On page $17$ of these Lecture Notes (theorem on page 15, and section of question copied in image below), why is $H(E) = H(P_e)$? Specifically, $E = \{1 \text{ if } \hat X \neq X, \space 0 \text{ if } \hat X = X\}$ and $P_e = p(\hat X \neq X)$.
Shouldn't we have:
$H(E) = -p(\hat X \neq X) \log p(\hat X \neq X) - p(\hat X = X) \log p(\hat X = X)$
and
$H(P_e) = H(p(\hat X \neq X)) = \sum_{\hat x, x} p(\hat x, x) \log p(\hat x \neq x)$
What am I misunderstanding?
Let $P_e = p(\hat{X}\neq X)$, which is a number (not a probability distribution).

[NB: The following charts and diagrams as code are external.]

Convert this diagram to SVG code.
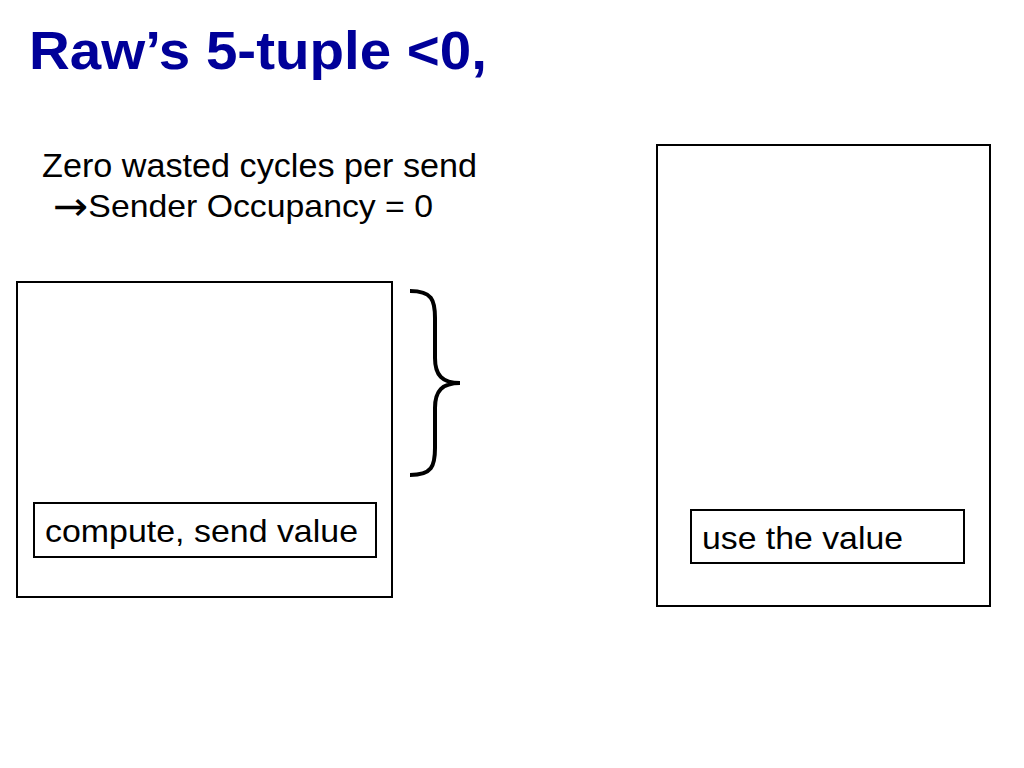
<svg xmlns="http://www.w3.org/2000/svg" width="1024" height="768" viewBox="0 0 1024 768">
<style>
.box{fill:#fff;stroke:#000;stroke-width:2}
.t{font-family:"Liberation Sans",Arial,sans-serif;fill:#000}
</style>
<rect width="1024" height="768" fill="#fff"/>
<text x="29" y="69" font-family="Liberation Sans, Arial, sans-serif" font-weight="bold" font-size="53" fill="#000099" textLength="458" lengthAdjust="spacingAndGlyphs">Raw’s 5-tuple &lt;0,</text>
<text class="t" x="42" y="177" font-size="33" textLength="435" lengthAdjust="spacingAndGlyphs">Zero wasted cycles per send</text>
<text class="t" x="53" y="217" font-size="32" textLength="380" lengthAdjust="spacingAndGlyphs"><tspan font-family="DejaVu Sans, sans-serif" font-size="40" dy="3">→</tspan><tspan dy="-3">Sender Occupancy = 0</tspan></text>
<g id="sender">
<rect class="box" x="17" y="282" width="375" height="315"/>
</g>
<g id="send-op">
<rect class="box" x="34" y="503" width="342" height="54"/>
<text class="t" x="45" y="542" font-size="32" textLength="313" lengthAdjust="spacingAndGlyphs">compute, send value</text>
</g>
<g id="receiver">
<rect class="box" x="657" y="145" width="333" height="461"/>
</g>
<g id="use-op">
<rect class="box" x="691" y="510" width="273" height="53"/>
<text class="t" x="702" y="549" font-size="32" textLength="201" lengthAdjust="spacingAndGlyphs">use the value</text>
</g>
<g id="connectors">
<path d="M410,291 C432,291 435,300 435,318 L435,358 C435,375 442,383 460,383 C442,383 435,391 435,408 L435,448 C435,466 432,475 410,475" fill="none" stroke="#000" stroke-width="4"/>
</g>
</svg>
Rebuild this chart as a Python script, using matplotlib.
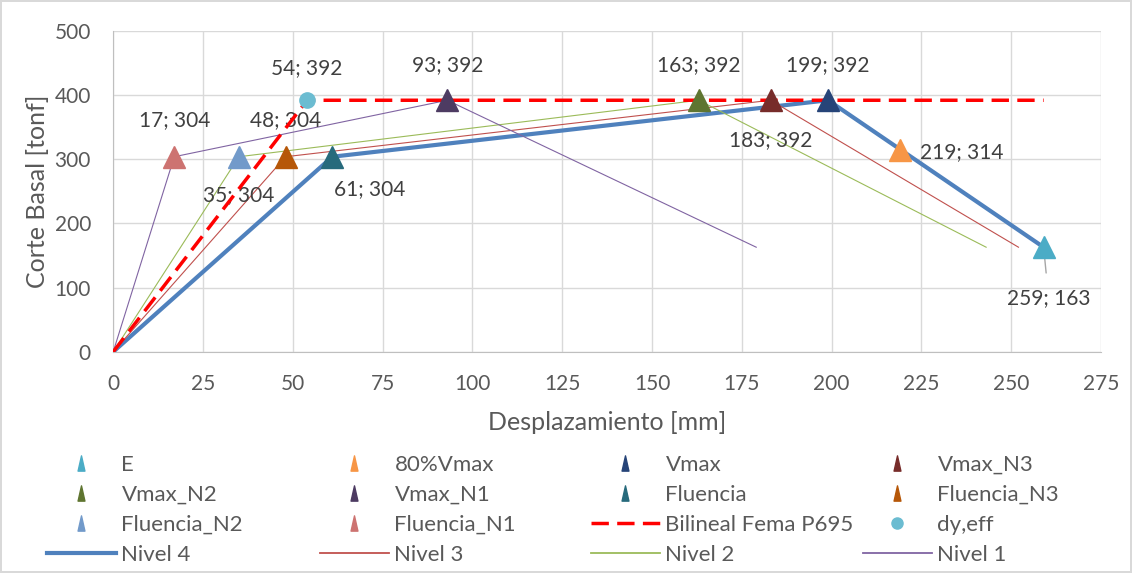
import matplotlib
matplotlib.use("Agg")
import matplotlib.pyplot as plt
from matplotlib.lines import Line2D
from matplotlib.path import Path

plt.rcParams['font.family'] = ['Lato', 'DejaVu Sans']

# Curves (desplazamiento mm, corte tonf)
n4_x = [0, 61, 199, 259]; n4_y = [0, 304, 392, 163]
n3_x = [0, 48, 183, 252]; n3_y = [0, 304, 392, 163]
n2_x = [0, 35, 163, 243]; n2_y = [0, 304, 392, 163]
n1_x = [0, 17, 93, 179];  n1_y = [0, 304, 392, 163]
bil_x = [0, 54, 259];     bil_y = [0, 392, 392]

# Points
pt_names = ['E', '80%Vmax', 'Vmax', 'Vmax_N3', 'Vmax_N2', 'Vmax_N1',
            'Fluencia', 'Fluencia_N3', 'Fluencia_N2', 'Fluencia_N1']
pt_x = [259, 219, 199, 183, 163, 93, 61, 48, 35, 17]
pt_y = [163, 314, 392, 392, 392, 392, 304, 304, 304, 304]
pt_colors = ['#4BACC6', '#F79646', '#264478', '#772C2A', '#5F7530', '#4D3B62',
             '#276A7C', '#B65708', '#729ACA', '#CD7371']
dy_x = [54]; dy_y = [392]

xticks = list(range(0, 276, 25))
yticks = list(range(0, 501, 100))

fig = plt.figure(figsize=(11.32, 5.73), dpi=100)
fig.patch.set_edgecolor('#D9D9D9')
fig.patch.set_linewidth(1.5)
ax = fig.add_axes([0.1, 0.386, 0.8727, 0.56])

narrow_tri = Path([(-0.45, -1), (0.45, -1), (0, 1), (-0.45, -1)],
                  [Path.MOVETO, Path.LINETO, Path.LINETO, Path.CLOSEPOLY])

line_styles = {
    'Nivel 4': dict(color='#4F81BD', lw=3),
    'Nivel 3': dict(color='#C0504D', lw=0.8),
    'Nivel 2': dict(color='#9BBB59', lw=0.8),
    'Nivel 1': dict(color='#8064A2', lw=0.8),
}
ax.plot(n4_x, n4_y, zorder=3, solid_joinstyle='round', **line_styles['Nivel 4'])
ax.plot(n3_x, n3_y, zorder=3, **line_styles['Nivel 3'])
ax.plot(n2_x, n2_y, zorder=3, **line_styles['Nivel 2'])
ax.plot(n1_x, n1_y, zorder=3, **line_styles['Nivel 1'])
ax.plot(bil_x, bil_y, color='#FF0000', lw=2.5, ls=(0, (5, 2.4)), zorder=4)

h = {}
for k, st in line_styles.items():
    h[k] = Line2D([], [], color=st['color'], lw=3 if k == 'Nivel 4' else 1.3)
h['Bilineal Fema P695'] = Line2D([], [], color='#FF0000', lw=2.5, ls=(0, (5, 2.4)))

for n, x, y, c in zip(pt_names, pt_x, pt_y, pt_colors):
    ax.plot([x], [y], ls='none', marker='^', ms=16, color=c, zorder=5)
    h[n] = Line2D([], [], ls='none', marker=narrow_tri, ms=11, color=c)
ax.plot(dy_x, dy_y, ls='none', marker='o', ms=11, color='#6BBCD1', zorder=6)
h['dy,eff'] = Line2D([], [], ls='none', marker='o', ms=8, color='#6BBCD1')

lbl = dict(fontsize=15, color='#404040', va='center')
def dl(x, y, dx, dy, ha='center'):
    ax.annotate(f"{x}; {y}", (x, y), xytext=(dx, dy), textcoords='offset pixels', ha=ha, **lbl)

dl(54, 392, 0, 32)
dl(93, 392, 0, 35)
dl(163, 392, 0, 35)
dl(199, 392, 0, 35)
dl(17, 304, 0, 37)
dl(48, 304, 0, 37)
dl(35, 304, 0, -38)
dl(61, 304, 37, -32)
dl(183, 392, 0, -40)
dl(219, 314, 20, -2, ha='left')
ax.annotate("259; 163", (259, 163), xytext=(5, -51), textcoords='offset pixels', ha='center',
            arrowprops=dict(arrowstyle='-', color='#A6A6A6', lw=1, shrinkA=9, shrinkB=0), **lbl)

ax.set_xlim(0, 275)
ax.set_ylim(0, 500)
ax.set_xticks(xticks)
ax.set_yticks(yticks)
ax.grid(True, color='#D9D9D9', lw=1)
ax.set_axisbelow(True)
for s in ['top', 'right']:
    ax.spines[s].set_visible(False)
for s in ['left', 'bottom']:
    ax.spines[s].set_color('#BFBFBF')
ax.tick_params(length=0, labelsize=15, labelcolor='#595959')
ax.tick_params(axis='x', pad=16)
ax.tick_params(axis='y', pad=16)
ax.set_xlabel('Desplazamiento [mm]', fontsize=18, color='#595959', labelpad=12)
ax.set_ylabel('Corte Basal [tonf]', fontsize=18, color='#595959', labelpad=4)

order = ['E', '80%Vmax', 'Vmax', 'Vmax_N3', 'Vmax_N2', 'Vmax_N1', 'Fluencia', 'Fluencia_N3',
         'Fluencia_N2', 'Fluencia_N1', 'Bilineal Fema P695', 'dy,eff',
         'Nivel 4', 'Nivel 3', 'Nivel 2', 'Nivel 1']
col_x = [47, 320, 591, 863]
for c in range(4):
    keys = [order[r * 4 + c] for r in range(4)]
    leg = fig.legend([h[k] for k in keys], keys, loc='upper left',
                     bbox_to_anchor=(col_x[c] / 1132, 1 - 455 / 573),
                     frameon=False, fontsize=16, handlelength=3.1, handletextpad=0.25,
                     labelspacing=0.45, borderaxespad=0, borderpad=0)
    for t in leg.get_texts():
        t.set_color('#595959')

fig.savefig('out.png', dpi=100, edgecolor=fig.get_edgecolor())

By a slight abuse of notation, for $p\in[0,1]$ the entropy $H(p)$ is the binary entropy function, which is the entropy of the Bernoulli r.v. with parameter $p$: $$ H(p) = -p \log p - (1-p)\log(1-p) $$ see lecture 2, p.8 for confirmation. (I personally hate this notation, and would encourage you to use $h(p)$ for the bianry entropy, since it's a function $h\colon[0,1]\to\mathbb{R}$, not taking an r.v. or probability distribution as argument.)
So here, indeed, $$\begin{align} H(P_e) &= -P_e\log P_e - (1-P_e)\log(1-P_e)\\ &= -p(\hat{X}\neq X)\log p(\hat{X}\neq X) - p(\hat{X}= X)\log p(\hat{X}= X)\\ &= H(E) \end{align}$$